Ainda não começámos a pensar
                                               We have yet to start thinking
 Cinema e pensamento | On cinema and thought                                                                              @ André Dias

Ao pé da letra #107 (António Guerreiro)

Sobre uma conceção da cultura que não é bem uma conceção: é um estado de mutilação cultural

«É uma das frases mais fascinantes sobre cultura que alguma vez foram proferidas por um dirigente partidário. É da autoria de Nilza Mouzinho de Sena, vice-presidente do PSD, e encontra-se num artigo saído recentemente no “Público”: “A cultura não pode ser uma entidade abstracta de elites, pensada por um nicho populacional e desagregada do interesse transversal de toda a população”. A frase é fascinante, porque realiza em si mesma a conceção de cultura que defende. E, em vez de uma ideia sobre cultura, o que ela exibe é o estado de mutilação mental a que foi sujeita a autora, pelo facto de se submeter à sua própria prescrição ideológico-cultural. Se a cultura fosse o que Nilza Mouzinho de Sena pensa que é, nem haveria uma Nilza Mouzinho de Sena para dizer o que pensa da cultura. Quanto mais um Goethe, um Kafka, um Pessoa, um Rothko, um Schönberg. A sua modesta proposição não pode ser confundida com a de um filisteu (há no filisteu uma atitude cínica, um afastamento voluntário e estratégico).

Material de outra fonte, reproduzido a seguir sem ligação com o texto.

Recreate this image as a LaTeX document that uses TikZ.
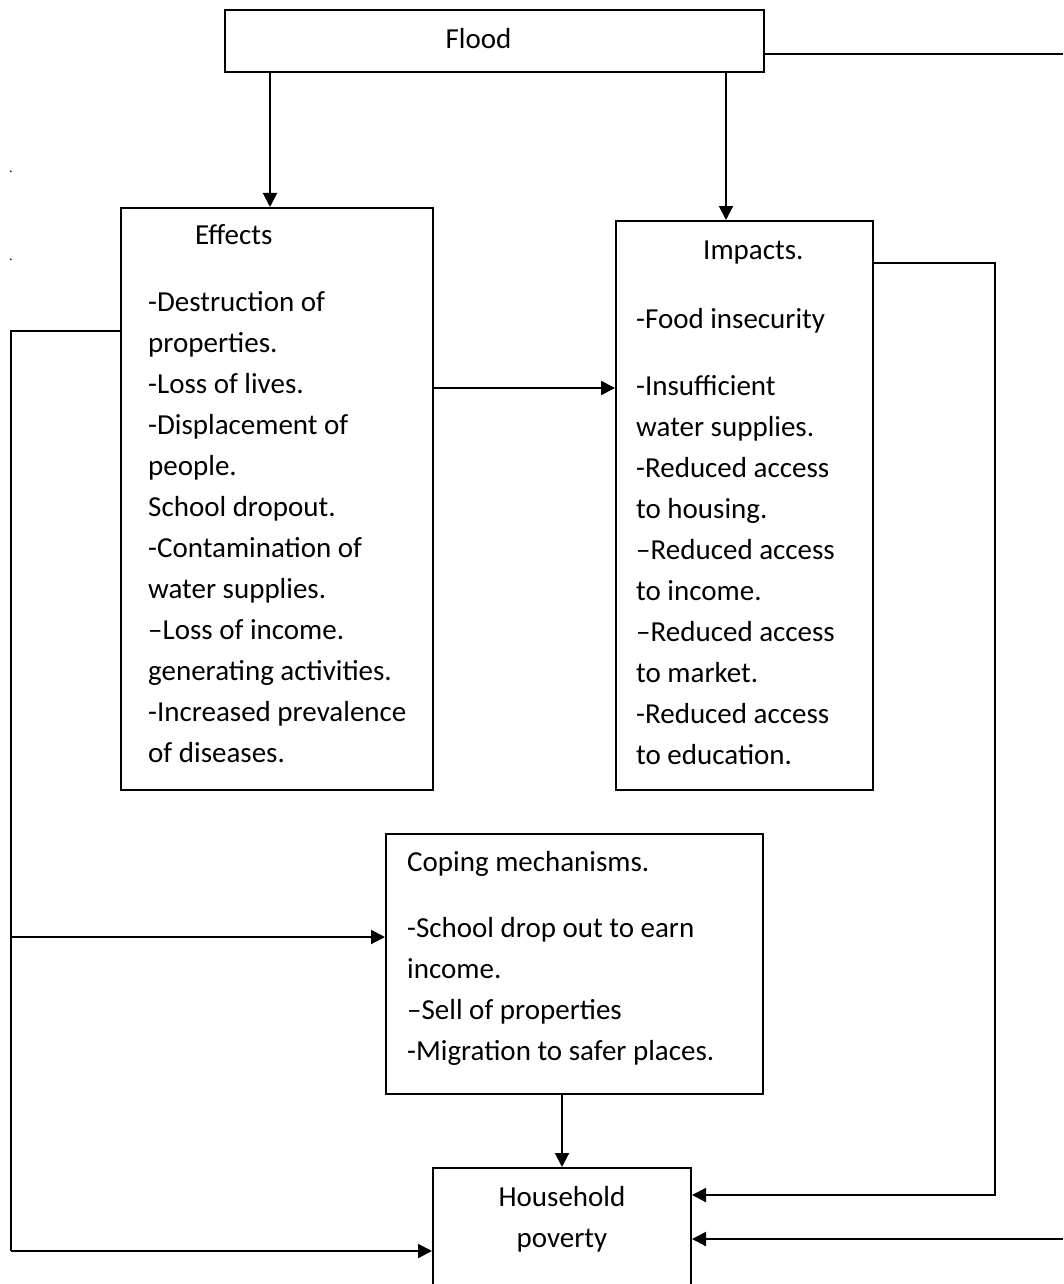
\documentclass[tikz,border=0pt]{standalone}
\usepackage{fontspec}
\setmainfont{Carlito}
\usepackage{tikz}
\usetikzlibrary{arrows.meta,positioning,calc}

\begin{document}
\begin{tikzpicture}[x=1pt,y=1pt,>={Triangle[length=14pt,width=14pt]},
  box/.style={draw,line width=2pt,rectangle,anchor=north west,inner sep=0pt},
  txt/.style={anchor=north west,inner sep=0pt,align=left,font=\fontsize{29}{41}\selectfont},
  line/.style={line width=2pt},
  arr/.style={line width=2pt,->}]
\useasboundingbox (0,0) rectangle (1063,-1284);
% boxes
\node[box,minimum width=539pt,minimum height=62pt,font=\fontsize{29}{41}\selectfont] (flood) at (224,-9) {\raisebox{5pt}{Flood}\hspace*{32pt}};
\node[box,minimum width=312pt,minimum height=582pt] (effects) at (120,-207) {};
\node[box,minimum width=257pt,minimum height=569pt] (impacts) at (615,-220) {};
\node[box,minimum width=377pt,minimum height=260pt] (coping) at (385,-833) {};
\node[box,minimum width=258pt,minimum height=130pt] (house) at (432,-1167) {};
% texts
\node[txt] (effectstxt) at (148,-215.3) {\strut\hspace*{47pt}Effects\\[26pt]
-Destruction of\\ properties.\\ -Loss of lives.\\ -Displacement of\\ people.\\ School dropout.\\
-Contamination of\\ water supplies.\\ –Loss of income.\\ generating activities.\\
-Increased prevalence\\ of diseases.};
\node[txt] (impactstxt) at (636,-230.3) {\strut\hspace*{67pt}Impacts.\\[28pt]
-Food insecurity\\[26pt] -Insufficient\\ water supplies.\\ -Reduced access\\ to housing.\\
–Reduced access\\ to income.\\ –Reduced access\\ to market.\\ -Reduced access\\ to education.};
\node[txt] (copingtxt) at (407,-842.3) {\strut Coping mechanisms.\\[25pt]
-School drop out to earn\\ income.\\ –Sell of properties\\ -Migration to safer places.};
\node[txt,anchor=north,align=center] (housetxt) at (562,-1177.3) {\strut Household\\ poverty};
\node[inner sep=0pt,font=\fontsize{14}{16}\selectfont] (dotA) at (11,-172) {.};
\node[inner sep=0pt,font=\fontsize{14}{16}\selectfont] (dotB) at (11,-260) {.};
% bends
\coordinate (fr) at (1063,-54);
\coordinate (fr2) at (1063,-1239);
\coordinate (ir) at (995,-263);
\coordinate (ib) at (995,-1195);
\coordinate (el) at (11,-331);
\coordinate (ec) at (11,-937);
\coordinate (eb) at (11,-1251);
\coordinate (mid) at (520,-388);
% connectors
\draw[arr] ([xshift=-7pt]effects.north |- flood.south) -- ([xshift=-7pt]effects.north);
\draw[arr] ([xshift=-18.5pt]impacts.north |- flood.south) -- ([xshift=-18.5pt]impacts.north);
\draw[line] (flood.east |- fr) -- (fr);
\draw[arr] (fr2) -- (house.east |- fr2);
\draw[arr] (impacts.east |- ir) -- (ir) -- (ib) -- (house.east |- ib);
\draw[line] (effects.west |- el) -- (el) -- (eb);
\draw[arr] (eb) -- (house.west |- eb);
\draw[arr] (ec) -- (coping.west |- ec);
\draw[arr] (effects.east |- mid) -- (impacts.west |- mid);
\draw[arr] (coping.south -| house.north) -- (house.north);
\end{tikzpicture}
\end{document}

Trata-se de outra coisa, desprovida de estratégia, que o poeta e ensaísta Hans Magnus Enzensberger classificou como “analfabetismo secundário”, ao pé do qual o verdadeiro analfabeto lhe parece “uma pessoa venerável”. Segunda Enzensberger, o analfabeto secundário é o produto de uma nova fase da industrialização, quando os meios de produção da imbecilidade proliferam de modo a criar os seus qualificados consumidores. O analfabeto secundário tem uma fé realista radical, o que o leva a considerar abstracto tudo o que não pode ser objecto da sua fé. Por isso, a sua preocupação e o seu zelo dirigem-se à população, à realidade demográfica. Menos do que isso, seria ceder a divisões, a cesuras, a tropismos minoritários. A população, ao menos, é um conceito que escapa a determinações culturais. É pura biologia.»

António Guerreiro, «Ao pé da letra», Expresso-Actual, 7.8.2010.